Similar to many organizations, ECG is required to abide by various laws relevant to domestic and international transactions, such as reporting to governmental agencies, and HR-related laws. During consulting engagements, ECG may or will need to adhere to guidelines for specific client industries. Client contracts also govern work-related activities with rules of engagement. Furthermore, the intended IPO would necessitate rapid and full compliance with the Sarbanes-Oxley Act (SOX).

As the new compliance officer, you must review the existing ethical standards, research relevant laws, seek input as needed, and develop a comprehensive code of conduct for ECG. The much- publicized ethical transgressions of various well-known corporations have heightened organizational and regulatory sensitivities to establishing and abiding by firm ethical standards. These situations have also created opportunities for individuals such as you to assume key leadership roles in organizations as guiding forces for compliance.

Question:
The senior executive team, the Ethics Review Committee, and the board of directors are concerned about successful implementation of the code of conduct that you are developing for ECG. There has been little focus in the past on widely communicated and consistent ethical standards due to a focus on the company's growth and the assumption that employees would take the ethical approach in all business activities. The firm found, however, that each person's perception of ethical can differ and not all employees behave in a manner that the firm (and likely others) would consider ethical. The soon-to-be introduced code of conduct will provide formal and specific company-wide guidelines, leaving much less room for interpretation or leniency. This is a dramatic shift from past practices, so there are implementation concerns.

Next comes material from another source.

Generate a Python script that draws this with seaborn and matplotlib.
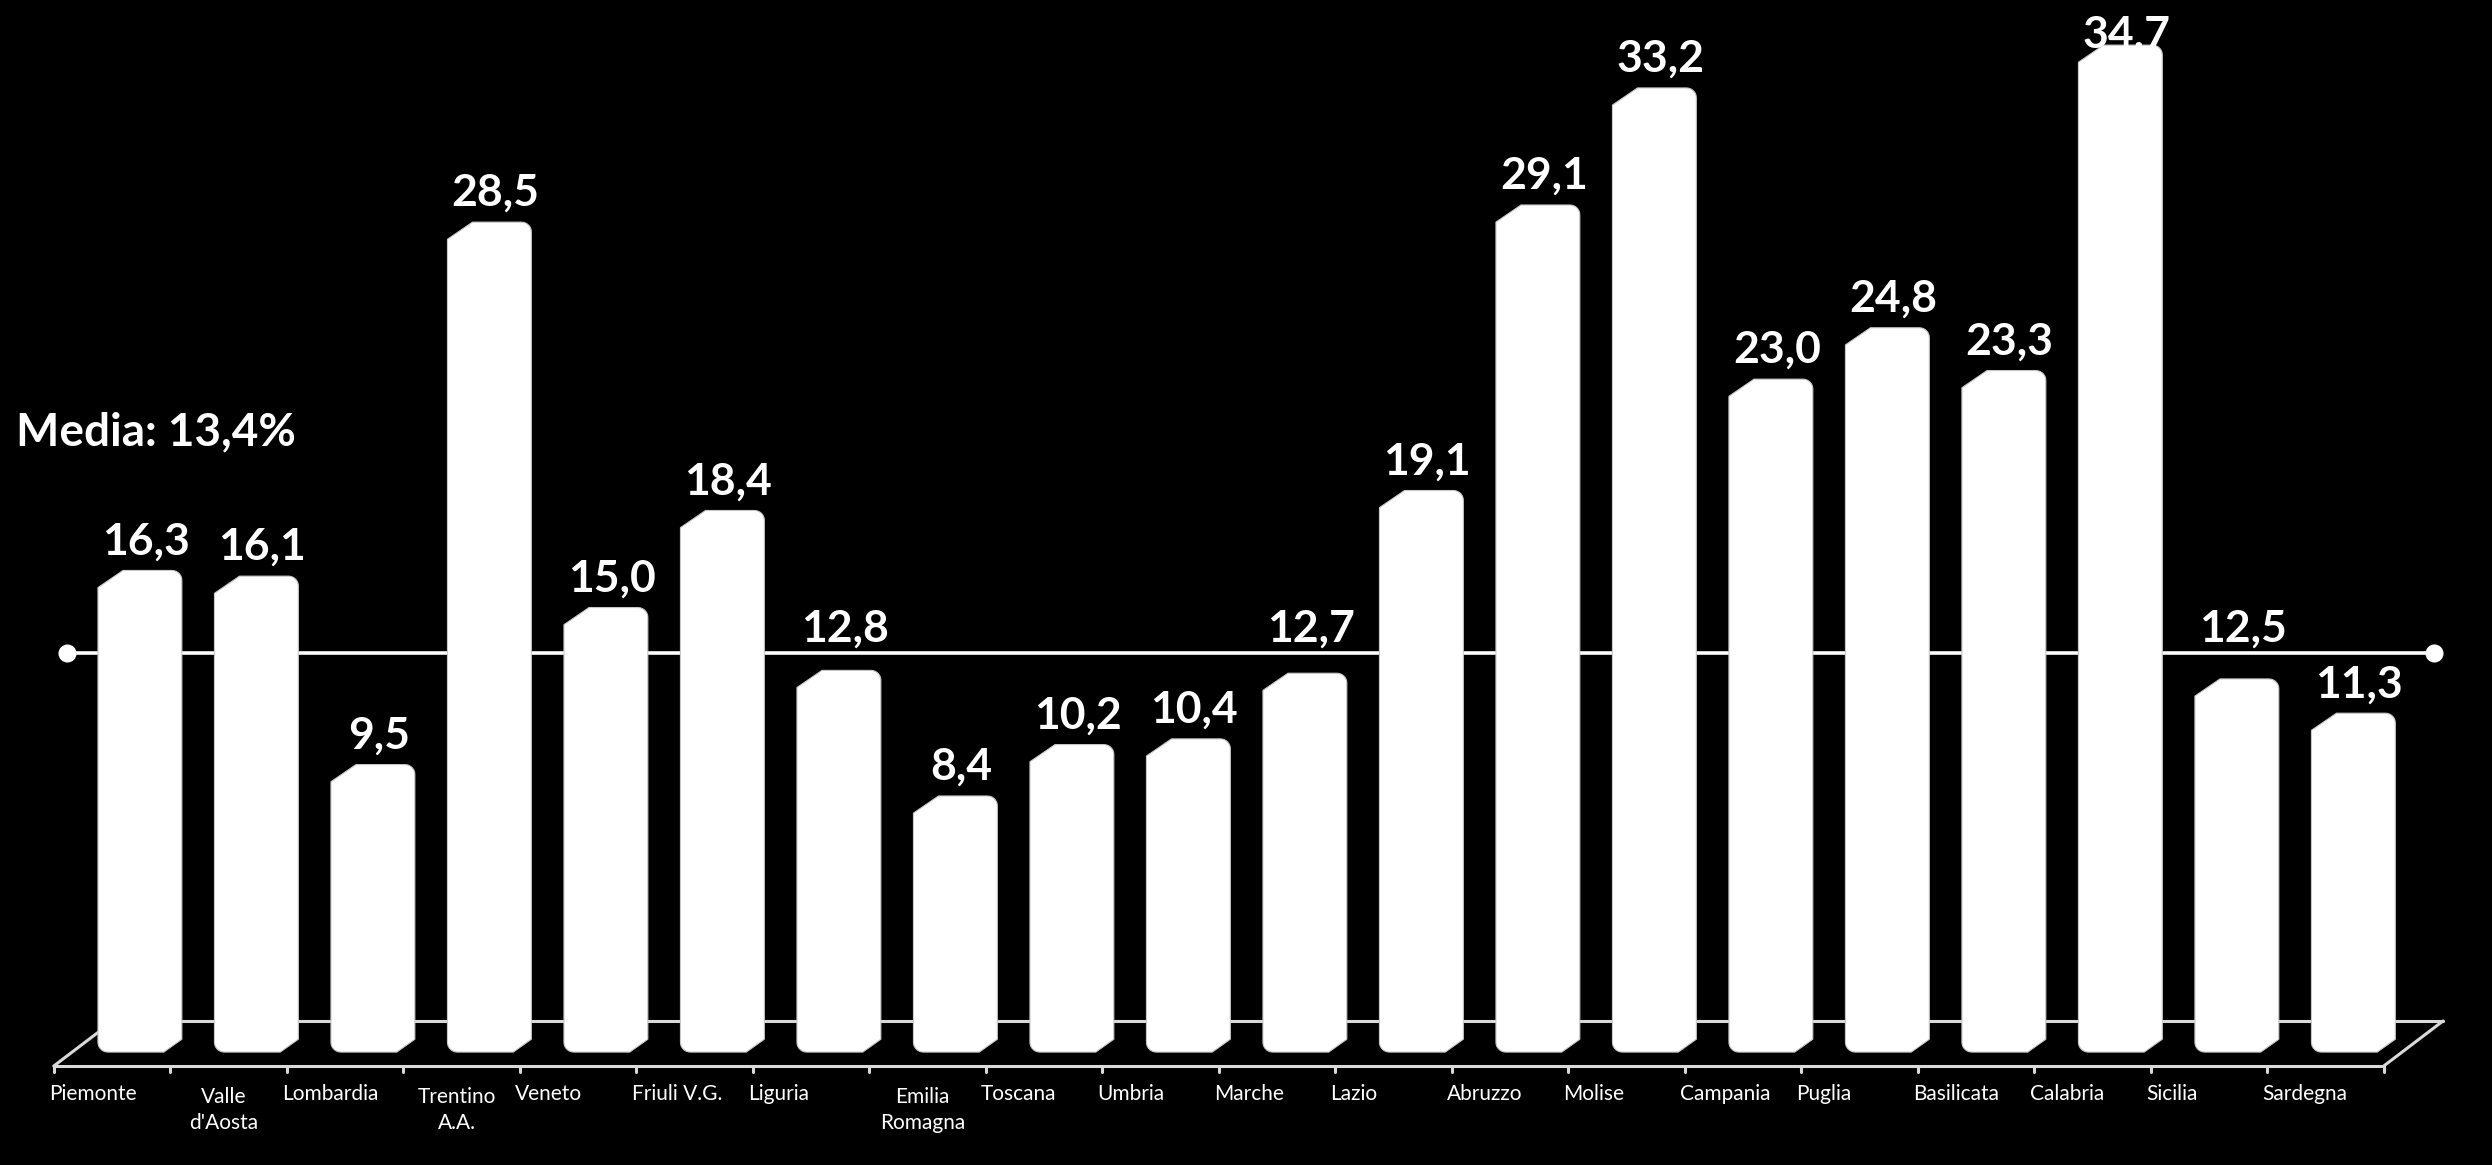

To alleviate the concerns of ECG leadership and to provide more direction to your role, you have been asked to present a comprehensive and innovative change management plan to address how the new code of conduct will be implemented. In this plan, you should focus on successful company-wide implementation and acceptance of the policies by reviewing specific implementation steps and identifying who will be involved at each stage.

Please give me ten major points on this to get me started.